**Direction**: Below are some records. Retype exactly the lines from the one containing "Generate a Python" through the one containing "i_lim = [0, 0.246, 0.492, 0.419, 0.289, 0.158, 0]", both included, skipping every picture.

**Exercise data**:
____

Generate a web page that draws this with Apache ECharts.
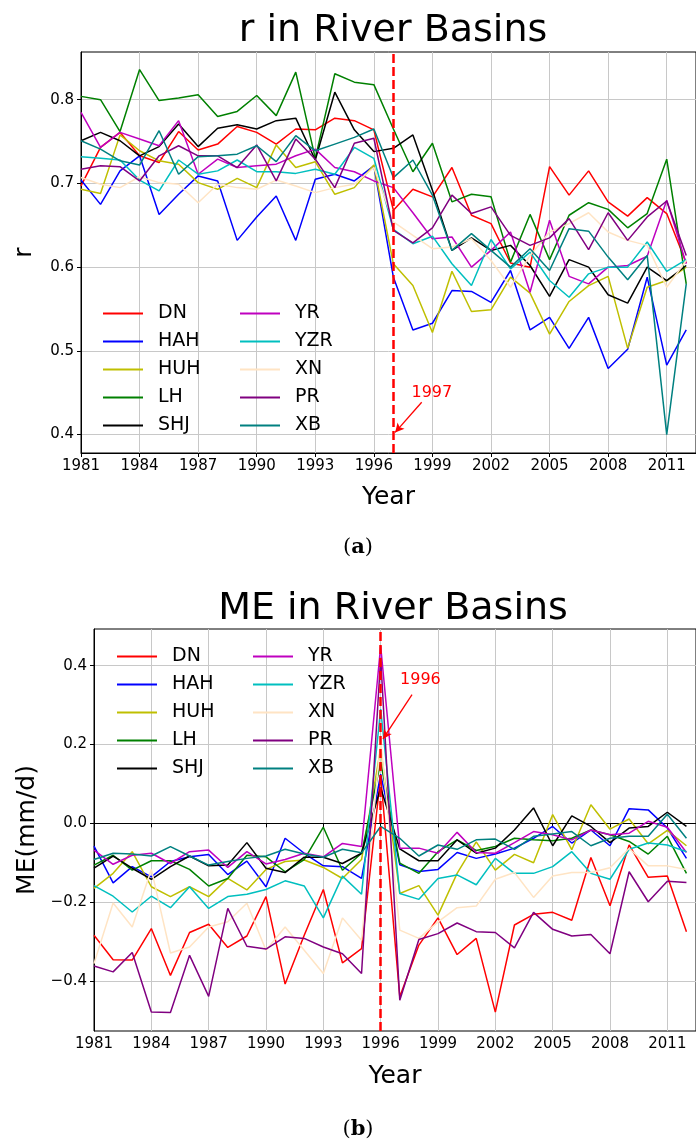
<!DOCTYPE html>
<html>
<head>
<meta charset="utf-8">
<script src="https://cdn.jsdelivr.net/npm/echarts@6/dist/echarts.min.js"></script>
<style>
html, body { margin: 0; padding: 0; background: #fff; }
#main { width: 696px; height: 1142px; }
</style>
</head>
<body>
<div id="main"></div>
<script>
// years and basins
const years = [1981, 1982, 1983, 1984, 1985, 1986, 1987, 1988, 1989, 1990, 1991, 1992, 1993, 1994, 1995, 1996,
  1997, 1998, 1999, 2000, 2001, 2002, 2003, 2004, 2005, 2006, 2007, 2008, 2009, 2010, 2011, 2012];
const xTicks = [1981, 1984, 1987, 1990, 1993, 1996, 1999, 2002, 2005, 2008, 2011];
const rTicks = [0.4, 0.5, 0.6, 0.7, 0.8];
const meTicks = [-0.4, -0.2, 0.0, 0.2, 0.4];
const basins = ['DN', 'HAH', 'HUH', 'LH', 'SHJ', 'YR', 'YZR', 'XN', 'PR', 'XB'];
const colors = ['#ff0000', '#0000ff', '#bfbf00', '#008000', '#000000', '#bf00bf', '#00bfbf', '#ffe4c4', '#800080', '#008080'];

// (a) correlation r
const rDN  = [0.697, 0.743, 0.761, 0.733, 0.725, 0.762, 0.740, 0.747, 0.768, 0.761, 0.747, 0.765, 0.764, 0.778, 0.775, 0.764, 0.668, 0.693, 0.684, 0.719, 0.662, 0.652, 0.605, 0.600, 0.720, 0.686, 0.715, 0.678, 0.661, 0.683, 0.664, 0.605];
const rHAH = [0.704, 0.675, 0.715, 0.733, 0.663, 0.687, 0.709, 0.703, 0.632, 0.660, 0.685, 0.632, 0.705, 0.711, 0.703, 0.721, 0.588, 0.525, 0.533, 0.572, 0.571, 0.558, 0.596, 0.525, 0.540, 0.503, 0.540, 0.479, 0.502, 0.588, 0.483, 0.525];
const rHUH = [0.693, 0.688, 0.758, 0.739, 0.727, 0.723, 0.701, 0.693, 0.706, 0.695, 0.746, 0.719, 0.726, 0.687, 0.695, 0.722, 0.604, 0.578, 0.522, 0.595, 0.547, 0.549, 0.588, 0.569, 0.520, 0.559, 0.578, 0.589, 0.503, 0.576, 0.584, 0.600];
const rLH  = [0.804, 0.800, 0.762, 0.836, 0.799, 0.802, 0.806, 0.780, 0.786, 0.805, 0.781, 0.833, 0.730, 0.831, 0.821, 0.818, 0.765, 0.714, 0.748, 0.678, 0.687, 0.684, 0.606, 0.663, 0.609, 0.662, 0.677, 0.669, 0.647, 0.664, 0.729, 0.580];
const rSHJ = [0.751, 0.761, 0.751, 0.733, 0.744, 0.771, 0.744, 0.766, 0.770, 0.765, 0.775, 0.778, 0.728, 0.809, 0.764, 0.738, 0.742, 0.758, 0.692, 0.620, 0.635, 0.620, 0.626, 0.602, 0.565, 0.609, 0.600, 0.567, 0.557, 0.600, 0.584, 0.602];
const rYR  = [0.785, 0.743, 0.761, 0.753, 0.745, 0.775, 0.711, 0.729, 0.719, 0.721, 0.723, 0.733, 0.741, 0.719, 0.714, 0.703, 0.695, 0.665, 0.634, 0.636, 0.600, 0.620, 0.642, 0.570, 0.656, 0.589, 0.580, 0.600, 0.602, 0.613, 0.680, 0.604];
const rYZR = [0.732, 0.730, 0.728, 0.704, 0.691, 0.728, 0.711, 0.715, 0.728, 0.714, 0.714, 0.712, 0.717, 0.711, 0.743, 0.730, 0.645, 0.628, 0.637, 0.604, 0.578, 0.633, 0.598, 0.618, 0.584, 0.564, 0.592, 0.600, 0.600, 0.630, 0.595, 0.609];
const rXN  = [0.707, 0.699, 0.695, 0.708, 0.701, 0.699, 0.677, 0.699, 0.695, 0.693, 0.704, 0.697, 0.689, 0.695, 0.699, 0.719, 0.654, 0.638, 0.622, 0.624, 0.634, 0.608, 0.576, 0.614, 0.642, 0.652, 0.665, 0.642, 0.632, 0.626, 0.576, 0.608];
const rPR  = [0.717, 0.721, 0.720, 0.703, 0.733, 0.745, 0.733, 0.733, 0.719, 0.746, 0.703, 0.753, 0.729, 0.695, 0.748, 0.754, 0.644, 0.629, 0.647, 0.686, 0.664, 0.672, 0.638, 0.626, 0.635, 0.658, 0.621, 0.665, 0.632, 0.660, 0.679, 0.614];
const rXB  = [0.751, 0.741, 0.727, 0.722, 0.763, 0.711, 0.732, 0.733, 0.735, 0.745, 0.726, 0.757, 0.739, 0.747, 0.755, 0.765, 0.707, 0.728, 0.686, 0.620, 0.640, 0.620, 0.600, 0.622, 0.596, 0.646, 0.643, 0.612, 0.585, 0.614, 0.400, 0.580];

// (b) mean error ME (mm/d)
const meDN  = [-0.284, -0.346, -0.347, -0.267, -0.386, -0.277, -0.256, -0.315, -0.286, -0.186, -0.408, -0.284, -0.168, -0.354, -0.318, 0.120, -0.440, -0.309, -0.240, -0.333, -0.292, -0.479, -0.258, -0.231, -0.226, -0.246, -0.087, -0.209, -0.055, -0.137, -0.134, -0.275];
const meHAH = [-0.058, -0.151, -0.110, -0.136, -0.097, -0.085, -0.079, -0.130, -0.096, -0.161, -0.038, -0.076, -0.108, -0.110, -0.140, 0.125, -0.105, -0.122, -0.117, -0.074, -0.089, -0.078, -0.063, -0.038, -0.008, -0.050, -0.017, -0.057, 0.037, 0.034, -0.012, -0.089];
const meHUH = [-0.165, -0.127, -0.072, -0.161, -0.186, -0.161, -0.186, -0.140, -0.169, -0.117, -0.097, -0.093, -0.112, -0.140, -0.092, 0.190, -0.178, -0.158, -0.233, -0.127, -0.047, -0.119, -0.079, -0.100, 0.022, -0.067, 0.047, -0.015, 0.011, -0.052, -0.018, -0.057];
const meLH  = [-0.106, -0.081, -0.119, -0.095, -0.095, -0.117, -0.159, -0.140, -0.081, -0.085, -0.123, -0.092, -0.010, -0.119, -0.076, 0.155, -0.101, -0.127, -0.072, -0.042, -0.069, -0.059, -0.038, -0.042, -0.044, -0.038, -0.017, -0.029, -0.046, -0.078, -0.033, -0.127];
const meSHJ = [-0.114, -0.083, -0.114, -0.142, -0.110, -0.083, -0.108, -0.106, -0.049, -0.114, -0.125, -0.086, -0.086, -0.102, -0.076, 0.090, -0.065, -0.095, -0.095, -0.042, -0.076, -0.063, -0.017, 0.039, -0.057, 0.019, -0.008, -0.049, -0.012, -0.008, 0.028, -0.008];
const meYR  = [-0.068, -0.104, -0.081, -0.076, -0.102, -0.072, -0.068, -0.112, -0.072, -0.103, -0.092, -0.076, -0.085, -0.051, -0.059, 0.450, -0.063, -0.063, -0.076, -0.023, -0.074, -0.076, -0.049, -0.021, -0.029, -0.042, -0.017, -0.029, -0.025, 0.005, -0.010, -0.074];
const meYZR = [-0.158, -0.185, -0.225, -0.185, -0.214, -0.161, -0.216, -0.186, -0.180, -0.168, -0.146, -0.159, -0.240, -0.134, -0.180, 0.290, -0.178, -0.193, -0.140, -0.131, -0.156, -0.089, -0.127, -0.127, -0.110, -0.072, -0.127, -0.142, -0.066, -0.050, -0.055, -0.072];
const meXN  = [-0.356, -0.202, -0.263, -0.117, -0.329, -0.314, -0.263, -0.250, -0.203, -0.322, -0.263, -0.322, -0.381, -0.240, -0.297, 0.210, -0.271, -0.292, -0.250, -0.214, -0.210, -0.142, -0.125, -0.188, -0.134, -0.125, -0.125, -0.113, -0.064, -0.108, -0.108, -0.117];
const mePR  = [-0.362, -0.377, -0.328, -0.479, -0.480, -0.335, -0.439, -0.216, -0.312, -0.319, -0.288, -0.292, -0.314, -0.331, -0.381, 0.420, -0.449, -0.295, -0.280, -0.253, -0.275, -0.277, -0.316, -0.226, -0.269, -0.286, -0.282, -0.331, -0.123, -0.199, -0.147, -0.150];
const meXB  = [-0.092, -0.076, -0.078, -0.083, -0.059, -0.083, -0.106, -0.097, -0.089, -0.083, -0.066, -0.078, -0.086, -0.066, -0.075, -0.008, -0.038, -0.083, -0.055, -0.066, -0.042, -0.040, -0.066, -0.033, -0.027, -0.021, -0.057, -0.038, -0.033, -0.033, 0.023, -0.038];

const rData = [rDN, rHAH, rHUH, rLH, rSHJ, rYR, rYZR, rXN, rPR, rXB];
const meData = [meDN, meHAH, meHUH, meLH, meSHJ, meYR, meYZR, meXN, mePR, meXB];

const FONT = 'DejaVu Sans';
const fmt = v => (v < 0 ? '\u2212' : '') + Math.abs(v).toFixed(1);

function lineSeries(arrs, idx) {
  return arrs.map((arr, i) => ({
    name: basins[i],
    type: 'line',
    xAxisIndex: idx,
    yAxisIndex: idx,
    data: years.map((y, k) => [y, arr[k]]),
    symbol: 'none',
    color: colors[i],
    lineStyle: { width: 1.5, color: colors[i] },
    emphasis: { disabled: true },
    silent: true,
    animation: false
  }));
}

// vertical dashed line + annotation arrow
function markSeries(idx, year, from, to, label) {
  return {
    type: 'line',
    xAxisIndex: idx,
    yAxisIndex: idx,
    data: [],
    silent: true,
    animation: false,
    z: 5,
    markLine: {
      silent: true,
      animation: false,
      symbol: ['none', 'none'],
      label: { show: false },
      data: [
        { xAxis: year, lineStyle: { color: '#ff0000', width: 2.5, type: [9, 4] } },
        [
          { coord: from, symbol: 'none', lineStyle: { color: '#ff0000', width: 1.3, type: 'solid' } },
          { coord: to, symbol: 'arrow', symbolSize: [7, 9] }
        ]
      ]
    },
    markPoint: {
      silent: true,
      animation: false,
      symbol: 'circle',
      symbolSize: 0,
      data: [{ coord: label.coord, value: label.text }],
      label: { show: true, position: 'inside', formatter: label.text, color: '#ff0000', fontFamily: FONT, fontSize: 16 }
    }
  };
}

function legendBlock(names, left, top) {
  return {
    orient: 'vertical',
    left: left,
    top: top,
    data: names,
    icon: 'rect',
    itemWidth: 40,
    itemHeight: 2,
    itemGap: 9,
    selectedMode: false,
    textStyle: { fontFamily: FONT, fontSize: 19, color: '#000', padding: [0, 0, 0, 10] }
  };
}

function xAxisCfg(idx, nameGap) {
  return {
    type: 'value',
    gridIndex: idx,
    min: 1981,
    max: 2012.5,
    name: 'Year',
    nameLocation: 'middle',
    nameGap: nameGap,
    nameTextStyle: { fontFamily: FONT, fontSize: 25, color: '#000' },
    axisLine: { show: true, lineStyle: { color: '#000', width: 1 } },
    axisTick: { show: true, length: 4, customValues: xTicks, lineStyle: { color: '#000' } },
    axisLabel: { customValues: xTicks, margin: 6, fontFamily: FONT, fontSize: 15, color: '#000', formatter: v => String(v) },
    splitLine: { show: true, lineStyle: { color: '#c8c8c8', width: 1 } }
  };
}

function yAxisCfg(idx, min, max, ticks, name, nameGap) {
  return {
    type: 'value',
    gridIndex: idx,
    min: min,
    max: max,
    name: name,
    nameLocation: 'middle',
    nameGap: nameGap,
    nameTextStyle: { fontFamily: FONT, fontSize: 25, color: '#000' },
    axisLine: { show: true, lineStyle: { color: '#000', width: 1 } },
    axisTick: { show: true, length: 4, customValues: ticks, lineStyle: { color: '#000' } },
    axisLabel: { customValues: ticks, margin: 7, fontFamily: FONT, fontSize: 15, color: '#000', formatter: fmt },
    splitLine: { show: true, lineStyle: { color: '#c8c8c8', width: 1 } }
  };
}

const chart = echarts.init(document.getElementById('main'));
chart.setOption({
  animation: false,
  backgroundColor: '#fff',
  grid: [
    { left: 81, top: 52, width: 616, height: 401, show: true, borderColor: '#000', borderWidth: 1, backgroundColor: 'transparent' },
    { left: 94, top: 629, width: 602, height: 402, show: true, borderColor: '#000', borderWidth: 1, backgroundColor: 'transparent' }
  ],
  xAxis: [xAxisCfg(0, 32), xAxisCfg(1, 33)],
  yAxis: [
    yAxisCfg(0, 0.378, 0.857, rTicks, 'r', 44),
    yAxisCfg(1, -0.527, 0.493, meTicks, 'ME(mm/d)', 52)
  ],
  legend: [
    legendBlock(basins.slice(0, 5), 98, 299),
    legendBlock(basins.slice(5), 235, 299),
    legendBlock(basins.slice(0, 5), 112, 642),
    legendBlock(basins.slice(5), 248, 642)
  ],
  graphic: [
    { type: 'text', style: { text: 'r in River Basins', x: 393, y: 31, textAlign: 'center', textVerticalAlign: 'middle', font: '38px "DejaVu Sans"', fill: '#000' } },
    { type: 'text', style: { text: 'ME in River Basins', x: 393, y: 609, textAlign: 'center', textVerticalAlign: 'middle', font: '38px "DejaVu Sans"', fill: '#000' } },
    { type: 'text', style: { text: '{n|(}{b|a}{n|)}', x: 358, y: 548, textAlign: 'center', textVerticalAlign: 'middle', rich: { n: { font: '21px "DejaVu Serif"', fill: '#000' }, b: { font: 'bold 21px "DejaVu Serif"', fill: '#000' } } } },
    { type: 'text', style: { text: '{n|(}{b|b}{n|)}', x: 358, y: 1130, textAlign: 'center', textVerticalAlign: 'middle', rich: { n: { font: '21px "DejaVu Serif"', fill: '#000' }, b: { font: 'bold 21px "DejaVu Serif"', fill: '#000' } } } }
  ],
  series: [
    ...lineSeries(rData, 0),
    markSeries(0, 1997, [1998.45, 0.4386], [1997.09, 0.4026], { coord: [1998.97, 0.450], text: '1997' }),
    ...lineSeries(meData, 1),
    markSeries(1, 1996, [1997.64, 0.3266], [1996.12, 0.214], { coord: [1998.08, 0.365], text: '1996' })
  ]
});
</script>
</body>
</html>
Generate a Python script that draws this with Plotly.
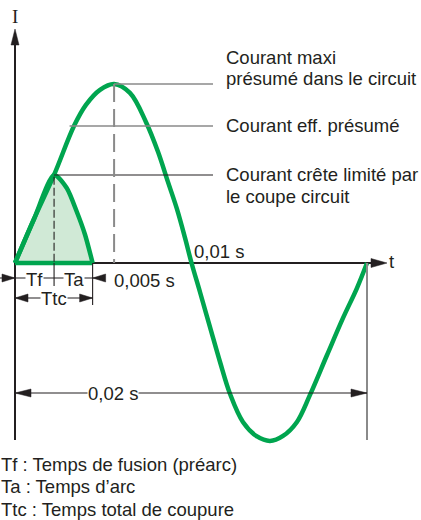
import plotly.graph_objects as go

# ---------------- data ----------------
# prospective current wave: time in ms, current relative to the prospective peak
t_ms = [0, 1.08, 2.22, 3.35, 4.03, 4.83, 5.63, 6.53, 7.44, 8.13, 8.69, 9.2, 9.66,
        10.03, 10.51, 11.08, 11.65, 12.22, 12.95, 13.75, 14.49, 15.23, 16.02, 16.76,
        17.73, 18.64, 19.43, 20.0]
current = [0, 0.246, 0.492, 0.765, 0.883, 0.967, 1.0, 0.95, 0.788, 0.62, 0.453, 0.302, 0.14,
           0.0, -0.162, -0.358, -0.553, -0.732, -0.888, -0.969, -0.994, -0.966, -0.888, -0.737,
           -0.514, -0.307, -0.14, 0]

# limited current (fuse cuts the wave)
t_lim = [0, 1.08, 2.22, 2.94, 3.5, 3.98, 4.41]
i_lim = [0, 0.246, 0.492, 0.419, 0.289, 0.158, 0]

I_MAX = max(current)
T_PEAK = t_ms[current.index(I_MAX)]
I_EFF = 0.765            # drawn level of the r.m.s. line
T_EFF = 3.1              # left end of that line
I_CUT = max(i_lim)
T_CUT = t_lim[i_lim.index(I_CUT)]   # end of Tf
T_END = t_lim[-1]                    # end of Ta (total breaking time)
T_PERIOD = 20.0

axis_labels = ["I", "t"]
time_labels = ["0,01 s", "0,005 s", "0,02 s"]
bracket_labels = ["Tf", "Ta", "Ttc"]
callouts = ["Courant maxi", "présumé dans le circuit", "Courant eff. présumé",
            "Courant crête limité par", "le coupe circuit"]
legend_lines = ["Tf : Temps de fusion (préarc)", "Ta : Temps d\u2019arc",
                "Ttc : Temps total de coupure"]

# ---------------- layout helpers (pixel -> data) ----------------
W, H = 421, 520
X0, SX = 15.0, 17.6     # px of t=0, px per ms
Y0, SY = 263.0, 179.0   # px of I=0, px per unit current


def dx(p):
    return (p - X0) / SX


def dy(p):
    return (Y0 - p) / SY


def px(t):
    return X0 + t * SX


GREEN = "#00a54f"
FILL = "#d0e9d6"
DARK = "#231f20"
GRAY = "#8a8a8a"
FONT = "Liberation Sans"
FS = 18.5

fig = go.Figure()
fig.add_trace(go.Scatter(x=t_lim, y=i_lim, mode="lines",
                         line=dict(color=GREEN, width=4.5, shape="spline", smoothing=0.7),
                         fill="tozeroy", fillcolor=FILL, hoverinfo="skip"))
fig.add_trace(go.Scatter(x=t_ms, y=current, mode="lines",
                         line=dict(color=GREEN, width=4.5, shape="spline", smoothing=1.0), hoverinfo="skip"))
fig.add_trace(go.Scatter(x=[t_lim[0], T_END], y=[0, 0], mode="lines",
                         line=dict(color=GREEN, width=4.5), hoverinfo="skip"))

shapes = []


def line(x0, y0, x1, y1, color=DARK, width=1.2, dash="solid", layer="above"):
    shapes.append(dict(type="line", xref="x", yref="y", x0=x0, y0=y0, x1=x1, y1=y1,
                       line=dict(color=color, width=width, dash=dash), layer=layer))


def tri(tx, ty, direction, length=14, half=4.2, color=DARK):
    if direction == "right":
        pts = [(tx, ty), (tx - length, ty - half), (tx - length, ty + half)]
    elif direction == "left":
        pts = [(tx, ty), (tx + length, ty - half), (tx + length, ty + half)]
    else:  # up
        pts = [(tx, ty), (tx - half, ty + length), (tx + half, ty + length)]
    path = "M " + " L ".join(f"{dx(a):.5f},{dy(b):.5f}" for a, b in pts) + " Z"
    shapes.append(dict(type="path", xref="x", yref="y", path=path,
                       fillcolor=color, line=dict(color=color, width=0.5), layer="above"))


# axes
line(0, dy(440), 0, dy(40), width=2, layer="below")
tri(X0, 29, "up", length=16, half=4)
line(0, 0, dx(374), 0, width=2, layer="below")
tri(387, Y0, "right", length=16, half=4.5)

# reference levels
line(T_PEAK, I_MAX, dx(213), I_MAX, color=GRAY, width=1.5)
line(T_EFF, I_EFF, dx(213), I_EFF, color=GRAY, width=1.5)
line(T_CUT, I_CUT, dx(213), I_CUT, color=DARK, width=1.1)
line(T_PEAK, I_MAX, T_PEAK, 0, color=GRAY, width=2, dash="18px,7px")
line(T_CUT, I_CUT - 0.01, T_CUT, 0, color=DARK, width=1.1, dash="8px,3px")
line(T_CUT, 0, T_CUT, dy(286), color=DARK, width=1.1)
line(T_END, 0, T_END, dy(305), color=DARK, width=1.1)
line(T_PERIOD, 0, T_PERIOD, dy(440), color=GRAY, width=2)

# Tf / Ta bracket
yb = 278
line(dx(0), dy(yb), dx(104), dy(yb), width=1.1)
tri(px(0), yb, "right", length=13, half=4)
tri(px(T_END), yb, "left", length=13, half=4)
# Ttc
yt = 298
line(0, dy(yt), T_END, dy(yt), width=1.1)
tri(px(0), yt, "left", length=13, half=4)
tri(px(T_END), yt, "right", length=13, half=4)
# period
yp = 393
line(0, dy(yp), T_PERIOD, dy(yp), width=1.1)
tri(px(0), yp, "left", length=16, half=4)
tri(px(T_PERIOD), yp, "right", length=16, half=4)

ann = []


def text(s, x, y, xanchor="left", size=FS, family=FONT, bg=None, xshift=0):
    a = dict(text=s, x=dx(x), y=dy(y), xref="x", yref="y", showarrow=False,
             xanchor=xanchor, yanchor="middle", font=dict(family=family, size=size, color=DARK),
             borderpad=0, xshift=xshift)
    if bg:
        a["bgcolor"] = bg
    ann.append(a)


text(axis_labels[0], 15, 16, xanchor="center", size=19, family="Liberation Serif")
text(axis_labels[1], 388, 261)
text(time_labels[0], 193, 251)
text(time_labels[1], 113, 280)
text(time_labels[2], 113, 393, xanchor="center", bg="white")
text(bracket_labels[0], 34, 279, xanchor="center", bg="white")
text(bracket_labels[1], 74, 279, xanchor="center", bg="white")
text(bracket_labels[2], 54, 298, xanchor="center", bg="white")
for s, y in zip(callouts, [57, 78, 125, 174, 196]):
    text(s, 225, y)
for s, y in zip(legend_lines, [464, 486, 509]):
    text(s, 1, y, xshift=-1)

fig.update_layout(
    width=W, height=H, autosize=False,
    margin=dict(l=0, r=0, t=0, b=0),
    paper_bgcolor="white", plot_bgcolor="white",
    showlegend=False,
    xaxis=dict(visible=False, range=[dx(0), dx(W)], fixedrange=True),
    yaxis=dict(visible=False, range=[dy(H), dy(0)], fixedrange=True),
    shapes=shapes, annotations=ann,
)
fig.write_html("out.html", config={"displayModeBar": False},
               post_script="document.body.style.margin='0px';document.body.style.overflow='hidden';")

____

**Answer to the exercise**:
Generate a Python script that draws this with Plotly.
import plotly.graph_objects as go

# ---------------- data ----------------
# prospective current wave: time in ms, current relative to the prospective peak
t_ms = [0, 1.08, 2.22, 3.35, 4.03, 4.83, 5.63, 6.53, 7.44, 8.13, 8.69, 9.2, 9.66,
        10.03, 10.51, 11.08, 11.65, 12.22, 12.95, 13.75, 14.49, 15.23, 16.02, 16.76,
        17.73, 18.64, 19.43, 20.0]
current = [0, 0.246, 0.492, 0.765, 0.883, 0.967, 1.0, 0.95, 0.788, 0.62, 0.453, 0.302, 0.14,
           0.0, -0.162, -0.358, -0.553, -0.732, -0.888, -0.969, -0.994, -0.966, -0.888, -0.737,
           -0.514, -0.307, -0.14, 0]

# limited current (fuse cuts the wave)
t_lim = [0, 1.08, 2.22, 2.94, 3.5, 3.98, 4.41]
i_lim = [0, 0.246, 0.492, 0.419, 0.289, 0.158, 0]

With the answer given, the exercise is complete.